A human rights action filed by Global Action on Gun Violence in November 2023 makes that argument in the Inter-American Commission on Human Rights.  The “Lawsuit for Survival,” brought on behalf of Manny and Patricia Oliver and their son, Joaquin, who was killed in the Parkland high school massacre, argues that Joaquin’s human right to live was violated due to weak gun laws that allowed a troubled 19-year-old to obtain an AR-15 style rifle.

The gun massacres in Lewiston or Parkland would not happen in most of the world because other governments do not tolerate the repeated slaughter of their people in gun massacres. Pressure from outside the U.S. as well as within is needed to change the grim reality.

While gun violence has hit record levels, most of the steps Congress has taken over the past 20 years have loosened regulation and accountability. Congress let the assault weapon ban lapse. It created special protections from lawsuits for the gun industry that no one else has. It created unique exceptions to the Freedom of Information Act to shield gun data. The Supreme Court, through a series of bizarre and terrible decisions, has made it easy to acquire guns and carry them virtually everywhere.
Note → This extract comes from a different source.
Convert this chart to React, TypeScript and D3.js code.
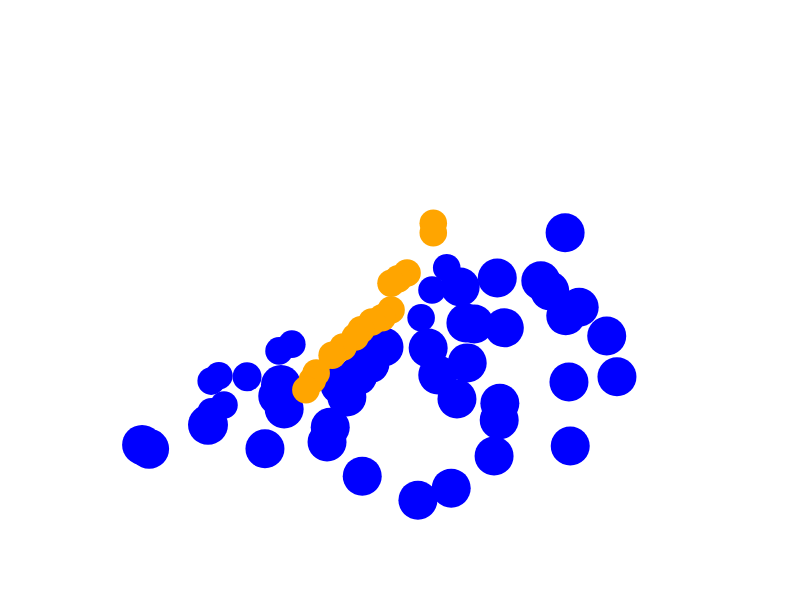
import React, { useEffect, useRef } from "react";
import * as d3 from "d3";

// blue series
const blueX = [9.7, 10.8, 28.9, 20.0, 22.5, 20.5, 20.5, 21.7, 26.1, 31.1, 33.1, 31.4, 31.9, 30.9, 39.1, 38.6, 44.1, 52.8, 58.0, 47.5, 45.3, 43.4, 41.7, 40.6, 53.3, 54.4, 55.9, 60.5, 58.9, 57.3, 55.0, 59.4, 65.2, 60.3, 61.6, 66.3, 65.6, 65.5, 64.7, 75.8, 72.0, 73.4, 78.0, 75.9, 82.3, 76.4, 83.9, 76.6];
const blueY = [19.8, 19.0, 19.0, 24.0, 28.1, 26.7, 33.1, 34.2, 34.0, 39.4, 40.8, 32.3, 27.3, 30.0, 23.5, 20.4, 13.3, 8.3, 10.8, 40.2, 36.7, 34.2, 29.8, 32.3, 46.3, 40.0, 34.4, 36.9, 29.4, 56.7, 52.1, 52.7, 54.6, 45.2, 45.0, 44.2, 28.5, 25.0, 17.5, 64.0, 54.0, 51.9, 48.5, 46.7, 42.5, 32.9, 34.0, 19.6];
const blueSize = [21, 21, 20, 21, 10, 10, 10, 10, 11, 10, 10, 21, 20, 20, 20, 20, 20, 20, 20, 20, 20, 20, 20, 20, 10, 20, 20, 20, 20, 10, 10, 20, 20, 20, 20, 20, 20, 20, 20, 20, 20, 20, 20, 20, 20, 20, 20, 20];

// orange series
const orangeX = [55.2, 55.2, 51.1, 49.7, 48.6, 48.6, 47.2, 45.6, 43.9, 43.0, 41.1, 39.4, 36.9, 36.3, 35.3];
const orangeY = [66.0, 64.0, 55.6, 54.4, 53.5, 47.9, 46.3, 45.4, 43.8, 42.3, 40.2, 38.5, 34.8, 33.3, 31.3];
const orangeSize = [10, 10, 10, 10, 10, 10, 10, 10, 10, 10, 10, 10, 10, 10, 10];

const width = 800;
const height = 600;

export default function App(): JSX.Element {
  const ref = useRef<SVGSVGElement>(null);

  useEffect(() => {
    const svg = d3.select(ref.current);
    svg.selectAll("*").remove();

    const x = d3.scaleLinear().domain([0, 100]).range([80, 720]);
    const y = d3.scaleLinear().domain([0, 100]).range([540, 60]);
    const r = d3.scaleSqrt().domain([0, 20]).range([0, 19.5]);

    const series = [
      { xs: blueX, ys: blueY, sizes: blueSize, color: "#0000ff" },
      { xs: orangeX, ys: orangeY, sizes: orangeSize, color: "#ffa500" },
    ];

    series.forEach((s) => {
      svg
        .append("g")
        .selectAll("circle")
        .data(s.xs.map((v, i) => ({ x: v, y: s.ys[i], size: s.sizes[i] })))
        .join("circle")
        .attr("cx", (d) => x(d.x))
        .attr("cy", (d) => y(d.y))
        .attr("r", (d) => r(d.size))
        .attr("fill", s.color);
    });
  }, []);

  return (
    <>
      <style>{"body{margin:0}"}</style>
      <svg ref={ref} width={width} height={height} style={{ display: "block", background: "#fff" }} />
    </>
  );
}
As lawmakers in Washington return to work this year, they must honor the Lewiston families with action. The GOSAFE bill sponsored by  Sen. Angus King is a positive step toward reducing mass shootings. Sen. Susan Collins must join in this fight. The gun violence epidemic in the United States will only get worse until our elected officials recognize that their most basic obligation is to protect our right to live and not be shot.